In the fall, Wirsol Solar AG expects to start building a 110-megawatt solar project on the Pine Ridge Reservation in South Dakota. And last month, the Moapa River Indian Reservation in Nevada was announced as the site for two solar arrays expected to produce 500 megawatts of electricity, enough to power 180,000 homes. They already have a prominent customer: NV Energy Inc., the utility owned by Warren Buffett’s Berkshire Hathaway Inc.
The efforts are the latest in a burgeoning trend. In 2018, the U.S. handed out $6.5 million in grants to 11 tribal communities seeking to develop solar or wind power in eight states. It might be considered a return to nature. That’s certainly the view of Henry Red Cloud, a member of the Oglala Lakota Nation.
“The native’s way of life, in ceremony, song, dance and language, are all based around the sun,” Red Cloud said in an interview. “We’re taking our old ways and becoming sustainable.” Solar, he added, “is our new casinos.”
Red Cloud runs a business called Lakota Solar Enterprises that provides technical training to tribe members seeking to work on the projects. His goal: Stimulating the tribe’s economy with a “green path” the community can be proud of.
The Moapa Reservation projects, planned by 8minute Solar Energy and EDF Renewables, a unit of Electricite de France SA, are part of one of the biggest expansions of solar and storage ever proposed in the U.S., along with a nearby solar farm located on federal land.
It’s a win-win-win situation for the tribes, said Peter Meisen, founder of the Global Energy Network Institute, an industry research firm.
There’s a “bandwagon effect” going on among Native American communities because “there’s so much to gain,” Meisen said by telephone. He listed the potential for added employment, low-cost electricity on-site and revenue from contracts to supply power throughout a region.
The Lakota community’s new solar array isn’t the first on the reservation, located about 30 miles north of Las Vegas.

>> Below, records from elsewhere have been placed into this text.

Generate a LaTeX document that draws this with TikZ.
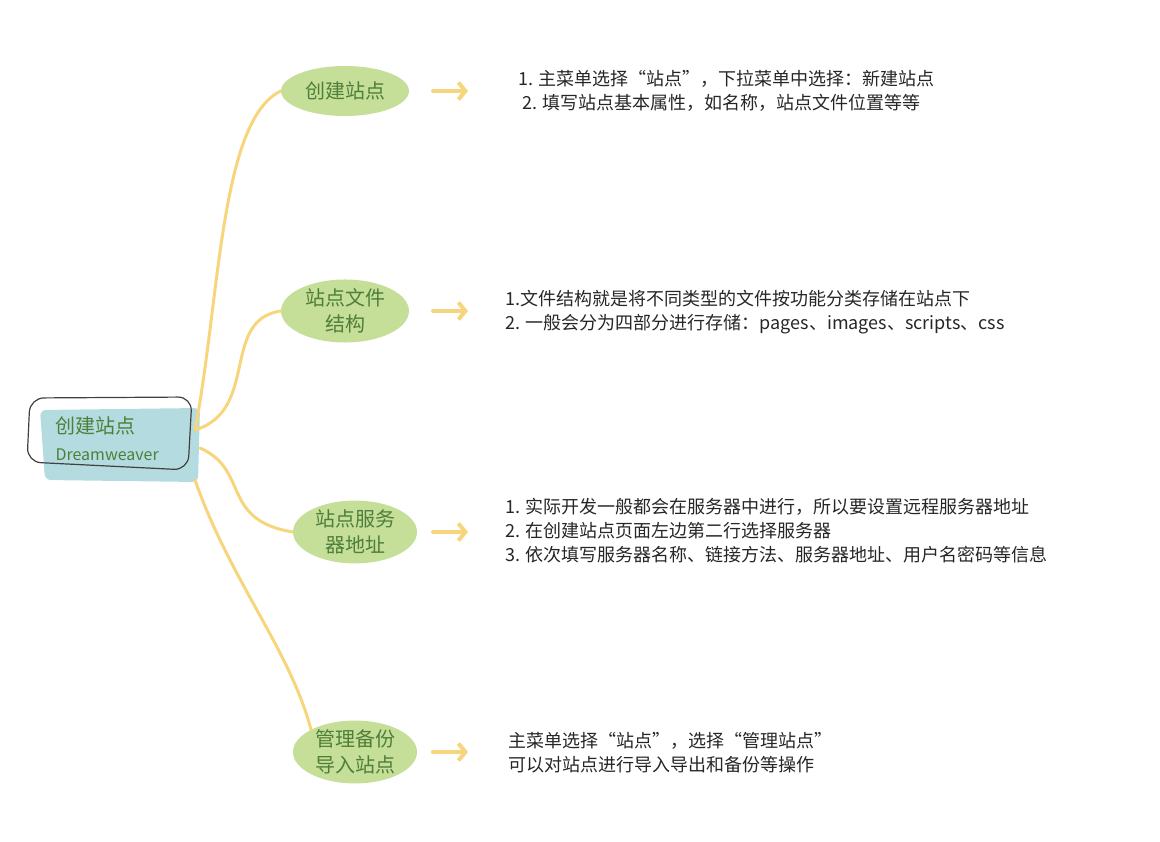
\documentclass[tikz,border=0pt]{standalone}
\usepackage{fontspec}
\setmainfont{Noto Sans CJK SC}
\usetikzlibrary{shapes.geometric,arrows.meta}
\definecolor{leaf}{HTML}{C5DE98}
\definecolor{branch}{HTML}{F6D57C}
\definecolor{teal}{HTML}{B4DCE0}
\definecolor{ink}{HTML}{4E7F3A}
\tikzset{
  topic/.style={ellipse,fill=leaf,text=ink,font=\fontsize{20}{26}\selectfont,align=center,minimum width=128pt,minimum height=50pt,inner sep=0pt},
  twig/.style={draw=branch,line width=3pt,line cap=round},
  pointer/.style={draw=branch,line width=4pt,line cap=round,-{Straight Barb[length=7pt,width=17pt]}},
  note/.style={anchor=west,align=left,font=\fontsize{18}{24}\selectfont,text=black!85}
}
\begin{document}
\begin{tikzpicture}[x=1pt,y=-1pt]
\useasboundingbox (0,0) rectangle (1160,842);
% root
\fill[teal,rounded corners=6pt] (40,410) -- (200,408) -- (198,482) -- (45,480) -- cycle;
\draw[black!75,line width=1.2pt,rounded corners=14pt] (30,398) -- (192,397) -- (188,470) -- (27,462) -- cycle;
\node[text=ink,font=\fontsize{20}{24}\selectfont,anchor=west] (root) at (52,426) {创建站点};
\node[text=ink,font=\fontsize{16}{20}\selectfont,anchor=west] (rootsub) at (52,455) {Dreamweaver};
\coordinate (hub) at (195,430);
% topics
\node[topic] (t1) at (345,91) {创建站点};
\node[topic] (t2) at (345,311) {站点文件\\结构};
\node[topic,minimum width=124pt] (t3) at (355,532) {站点服务\\器地址};
\node[topic,minimum width=124pt] (t4) at (355,752) {管理备份\\导入站点};
% branches
\draw[twig] (hub) .. controls (220,300) and (220,120) .. (t1.west);
\draw[twig] (hub) .. controls (260,410) and (220,320) .. (t2.west);
\draw[twig] (200,448) .. controls (250,470) and (220,520) .. (t3.west);
\draw[twig] (195,480) .. controls (230,580) and (290,650) .. (t4.north west);
% arrows
\foreach \y in {91,311,532,752}
  \draw[pointer] (433,\y) -- (468,\y);
% notes
\node[note] (n1) at (515,91) {1. 主菜单选择“站点”，下拉菜单中选择：新建站点\\\ 2. 填写站点基本属性，如名称，站点文件位置等等};
\node[note] (n2) at (502,312) {1.文件结构就是将不同类型的文件按功能分类存储在站点下\\2. 一般会分为四部分进行存储：pages、images、scripts、css};
\node[note] (n3) at (502,531) {1. 实际开发一般都会在服务器中进行，所以要设置远程服务器地址\\2. 在创建站点页面左边第二行选择服务器\\3. 依次填写服务器名称、链接方法、服务器地址、用户名密码等信息};
\node[note] (n4) at (505,753) {主菜单选择“站点”，选择“管理站点”\\可以对站点进行导入导出和备份等操作};
\end{tikzpicture}
\end{document}
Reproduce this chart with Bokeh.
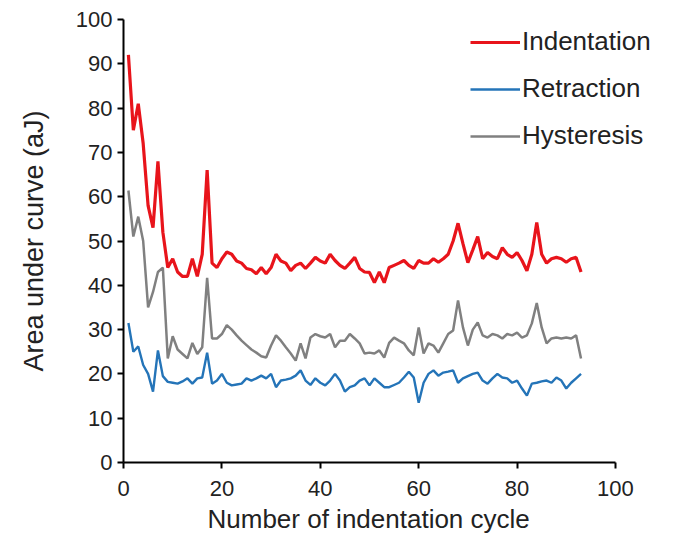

In March 2017, the tribe — with less than 400 members — activated the first utility-scale solar farm on tribal land in the U.S., a 250-megawatt array covering 2.2 square miles. Some of that power is sent to Los Angeles.
If the location is good, casinos are “a gold mine” for tribes, according to Tom Buttgenbach is chief executive officer of 8minute. At the same time, though, they could face threats moving forward from things like online gaming, he said.
Casinos need to be within 50 miles of a metro area (with 10,000 or more residents) to be highly profitable, according to research by the National Indian Gaming Commission. That criteria covers less than half the tribal casinos running now, the group said.
Meanwhile, leases for wind and solar facilities offer “a long-term steady income” with “predictable cash flow,” Buttgenbach said.
Financing large projects on tribal land can be difficult. Typically, they come in the form of 50-50 partnerships between the tribe and the project’s developer. But it takes an understanding of tribal governance to get that done, he said.
The growing number of climate initiatives from U.S. states like California and New York is also opening opportunities, said Vickie Simmons, who serves as chairwoman for the Moapa tribe.
After Nevada lawmakers approved legislation to have renewables account for 50% of its energy portfolio by 2030, “everybody was knocking on our doors,” Simmons said. “Now, it’s all about creating a new economy.”